--- Data in this exercise ---
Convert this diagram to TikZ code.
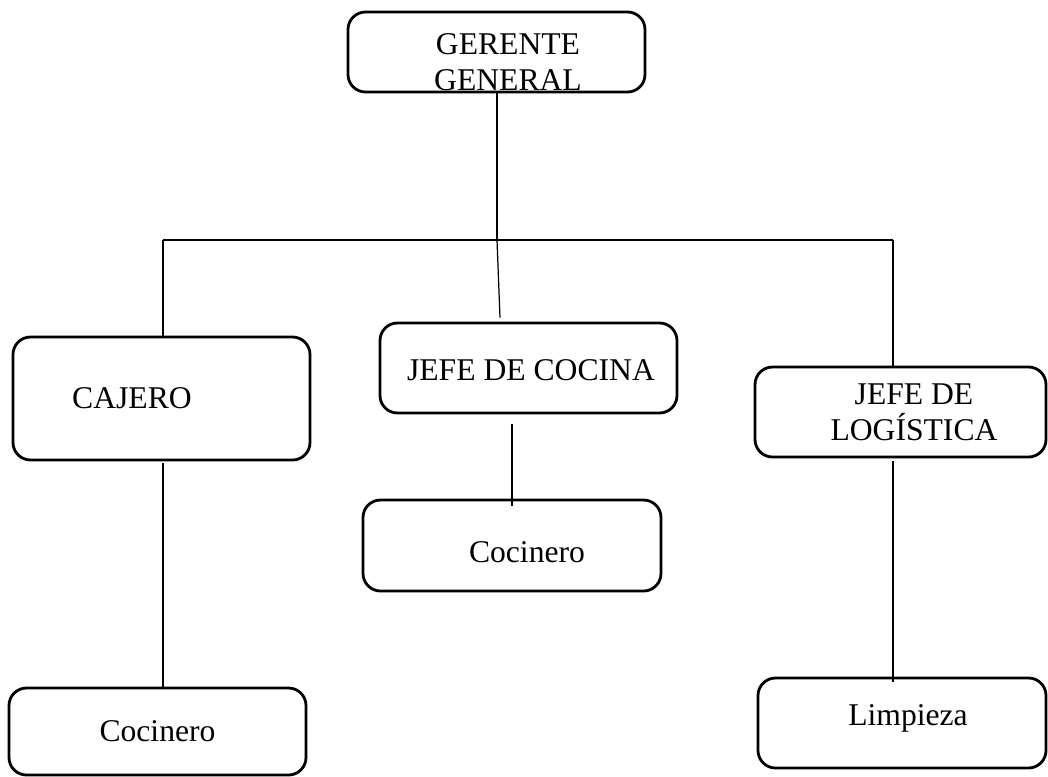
\documentclass[tikz,border=0pt]{standalone}
\usepackage{fontspec}
\setmainfont{Liberation Serif}
\usepackage{tikz}
\usetikzlibrary{calc,positioning}

\begin{document}
\begin{tikzpicture}[
    every node/.style={font=\fontsize{18}{20.5}\selectfont,align=center},
    caja/.style={
        rounded corners=0.35cm,
        draw=black,
        line width=1.6pt,
        minimum width=5.94cm,
        minimum height=1.8cm,
        inner sep=0pt
    },
    texto/.style={inner sep=0pt},
    linea/.style={line width=1.4pt},
    fina/.style={line width=0.7pt}
]
\useasboundingbox (0,0) rectangle (20.96,-15.52);

% Puestos
\node[caja, minimum height=1.6cm,
    label={[texto,xshift=0.23cm,yshift=-0.2cm]center:GERENTE\\GENERAL}]
    (gerente) at (9.93,-1.04) {};

\node[caja, minimum height=2.46cm,
    label={[texto,xshift=-0.59cm]center:CAJERO}]
    (cajero) at (3.23,-7.97) {};

\node[caja,
    label={[texto,xshift=0.05cm,yshift=-0.04cm]center:JEFE DE COCINA}]
    (cocina) at (10.57,-7.36) {};

\node[caja, minimum width=5.82cm,
    label={[texto,xshift=0.27cm]center:JEFE DE\\LOGÍSTICA}]
    (logistica) at (18.01,-8.24) {};

\node[caja, minimum width=5.96cm, minimum height=1.82cm,
    label={[texto,xshift=0.3cm,yshift=-0.13cm]center:Cocinero}]
    (cocinero2) at (10.24,-10.91) {};

\node[caja, minimum height=1.74cm,
    label={[texto]center:Cocinero}]
    (cocinero1) at (3.15,-14.63) {};

\node[caja, minimum width=5.76cm,
    label={[texto,xshift=0.12cm,yshift=0.1cm]center:Limpieza}]
    (limpieza) at (18.04,-14.46) {};

% Puntos de la barra
\coordinate (centro) at (9.94,-4.8);
\coordinate (izq) at (3.26,-4.8);
\coordinate (der) at (17.86,-4.8);

% Lineas
\draw[linea] (gerente.south -| centro) -- (centro);
\draw[linea] (izq) -- (der);
\draw[linea] (izq) -- (izq |- cajero.north);
\draw[fina] (centro) -- ([xshift=0.06cm,yshift=0.08cm]cocina.north -| centro);
\draw[linea] (der) -- (der |- logistica.north);
\draw[linea] ([yshift=-0.04cm]cajero.south -| izq) -- (cocinero1.north -| izq);
\draw[fina] ([yshift=-0.2cm]cocina.south -| cocinero2.north) -- ([yshift=-0.14cm]cocinero2.north);
\draw[linea] ([yshift=-0.06cm]logistica.south -| der) -- ([yshift=-0.1cm]limpieza.north -| der);

\end{tikzpicture}
\end{document}
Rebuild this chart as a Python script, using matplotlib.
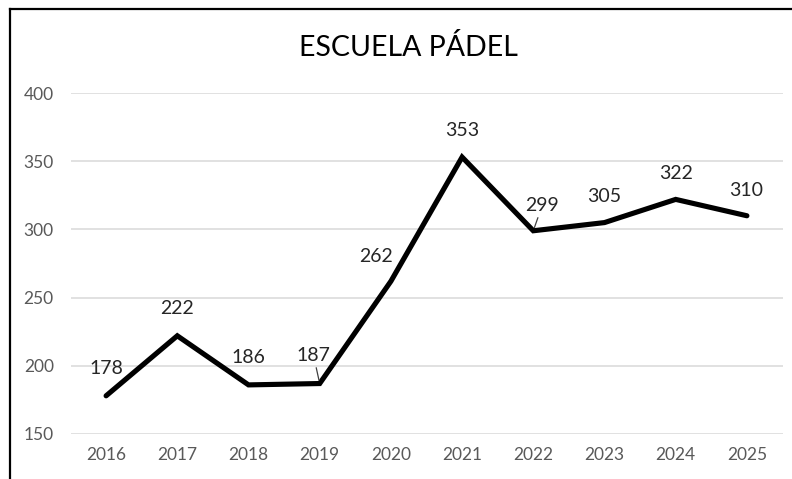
import matplotlib.pyplot as plt
from matplotlib.lines import Line2D

years = ['2016', '2017', '2018', '2019', '2020', '2021', '2022', '2023', '2024', '2025']
alumnos = [178, 222, 186, 187, 262, 353, 299, 305, 322, 310]
y_ticks = [150, 200, 250, 300, 350, 400]

# label offsets in points (dx, dy) and whether a leader line is drawn
label_off = [(0, 19.5), (0, 19.5), (0, 19.5), (-4.5, 20.5), (-11, 18), (0, 19.5), (6.5, 18.5), (0, 18.5), (0, 18.5), (-0.5, 18.5)]
leader = [False, False, False, True, False, False, True, False, False, False]

plt.rcParams['font.family'] = ['Lato', 'DejaVu Sans']

fig = plt.figure(figsize=(7.92, 4.79), dpi=100)
ax = fig.add_axes([70.5 / 792, 45 / 479, 712 / 792, 341 / 479])

x = list(range(len(years)))
ax.plot(x, alumnos, color='black', lw=3.7, solid_capstyle='round', solid_joinstyle='miter', zorder=3)

for i, v in enumerate(alumnos):
    dx, dy = label_off[i]
    kw = {}
    if leader[i]:
        kw['arrowprops'] = dict(arrowstyle='-', color='#404040', lw=0.9, shrinkA=1, shrinkB=2.5)
    ax.annotate(str(v), (i, v), xytext=(dx, dy), textcoords='offset points',
                ha='center', va='center', fontsize=14, color='#262626', zorder=4, **kw)

ax.set_xlim(-0.5, len(years) - 0.5)
ax.set_ylim(150, 400)
ax.set_yticks(y_ticks)
ax.set_xticks(x)
ax.set_xticklabels(years)
ax.grid(axis='y', color='#d9d9d9', lw=1.1)
ax.set_axisbelow(True)
for s in ax.spines.values():
    s.set_visible(False)
ax.tick_params(length=0, labelsize=12.5, labelcolor='#595959')
ax.tick_params(axis='y', pad=12)
ax.tick_params(axis='x', pad=9.5)

fig.text(408 / 792, 1 - 47 / 479, 'ESCUELA PÁDEL', ha='center', va='center', fontsize=20.5, color='black')

# outer frame (only top and left visible in the crop)
fig.add_artist(Line2D([9.5 / 792, 1], [1 - 8.5 / 479] * 2, transform=fig.transFigure, color='black', lw=1.6))
fig.add_artist(Line2D([9.5 / 792] * 2, [0, 1 - 8.5 / 479], transform=fig.transFigure, color='black', lw=1.6))

fig.savefig('out.png', dpi=100)
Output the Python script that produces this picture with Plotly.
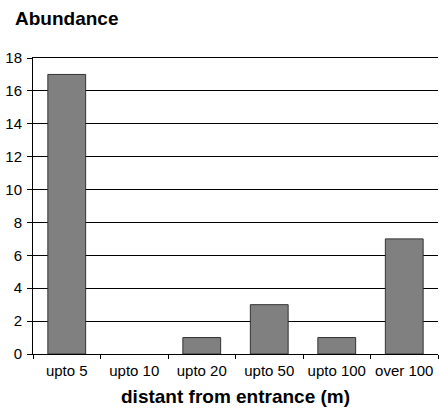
---
## Exercise requirements
Return the lines exactly as they stand, from the start of the entries through the line holding "(cocina) at (10.57,-7.36)"; omit the pictures.

## Exercise response
Convert this diagram to TikZ code.
\documentclass[tikz,border=0pt]{standalone}
\usepackage{fontspec}
\setmainfont{Liberation Serif}
\usepackage{tikz}
\usetikzlibrary{calc,positioning}

\begin{document}
\begin{tikzpicture}[
    every node/.style={font=\fontsize{18}{20.5}\selectfont,align=center},
    caja/.style={
        rounded corners=0.35cm,
        draw=black,
        line width=1.6pt,
        minimum width=5.94cm,
        minimum height=1.8cm,
        inner sep=0pt
    },
    texto/.style={inner sep=0pt},
    linea/.style={line width=1.4pt},
    fina/.style={line width=0.7pt}
]
\useasboundingbox (0,0) rectangle (20.96,-15.52);

% Puestos
\node[caja, minimum height=1.6cm,
    label={[texto,xshift=0.23cm,yshift=-0.2cm]center:GERENTE\\GENERAL}]
    (gerente) at (9.93,-1.04) {};

\node[caja, minimum height=2.46cm,
    label={[texto,xshift=-0.59cm]center:CAJERO}]
    (cajero) at (3.23,-7.97) {};

\node[caja,
    label={[texto,xshift=0.05cm,yshift=-0.04cm]center:JEFE DE COCINA}]
    (cocina) at (10.57,-7.36) {};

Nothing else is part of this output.